If SVB had had in place an adequate hedging program, it would have generated enough profit to offset the effect of selling the Treasury-linked assets at a loss, said Kris James Mitchener, an economics professor at Santa Clara University in California.
“Why management chose not to (hedge) is a mystery thus far,” Mitchener told AFP. “This is something we teach to undergraduates.”
Mitchener noted that the Fed itself, in its role as a regulator, had not publicly spotlighted interest rate risk.
The Fed’s 2022 stress tests on the largest banks did not include a scenario of sharply higher interest rates comparable to the one it has effected.
SVB officially failed on March 10, when California regulators directed the Federal Deposit Insurance Corporation to seize control of the bank and manage the return of funds to depositors.
Only days earlier, FDIC Chair Martin Gruenberg had highlighted interest rate risk at an event with the Institute of International Bankers.
Gruenberg noted that banks held about $620 billion in “unrealized losses” at the end of 2022, characterizing the matter as an “ongoing supervisory focus.”
“The good news about this issue is that banks are generally in a strong financial condition, and have not been forced to realize losses by selling depreciated securities,” Gruenberg said. “On the other hand, unrealized losses weaken a bank’s future ability to meet unexpected liquidity needs.”
A December 2022 S&P Global Ratings report described unrealized losses as “generally manageable” for US banks, calling higher interest rates broadly “beneficial” to banks because they can charge more for loans, lifting net interest income (NII).

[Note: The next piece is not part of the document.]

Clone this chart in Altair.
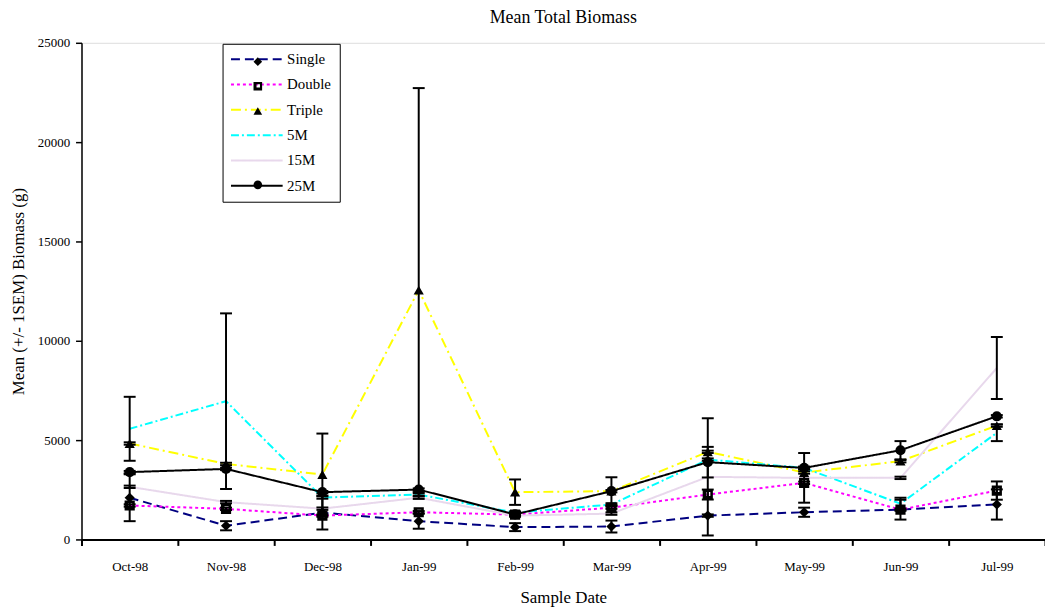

“However, we also recognize that if a bank were unexpectedly forced to realize losses on its securities, perhaps because of liquidity pressures, the benefit to NII and earnings from higher rates would very likely be insufficient to make up for the realized losses,” S&P said.
In recent days, other midsized US banks that share traits with SVB have tanked on Wall Street.
First Republic, which has seen waves of investor selling, had much lower unrealized losses than SVB, but shared the tech-centered bank’s heavy exposure to uninsured depositors.
A recent article in MarketWatch ranked 20 banks with the highest share of unrealized losses relative to size, with the top five including Comerica, Zion Bancorporation and KeyCorp, all of which have come under pressure on Wall Street.
Still, many banking experts consider SVB an outlier because of its confluence of risks, which also include its heavy exposure to a single industry in tech startups.
The largest US banks such as JPMorgan Chase and Bank of America have sophisticated hedging programs and a diversified deposit base. Many midsized banks do at least some hedging and had a smaller share of Treasuries compared to overall assets.
The hit from interest rates is “only a loss if you’re forced to sell the asset,” said Rohan Williamson, a finance professor at Georgetown University.
SVB was a case of “management failure or malpractice,” he said.
Even if midsized banks do find themselves forced to sell assets to raise cash, new emergency Fed programs are designed to prevent an SVB-type scenario.
“At a minimum,” the program “is buying the bank enough time to not face a run,” said Mitchener. “It’s a confidence game.”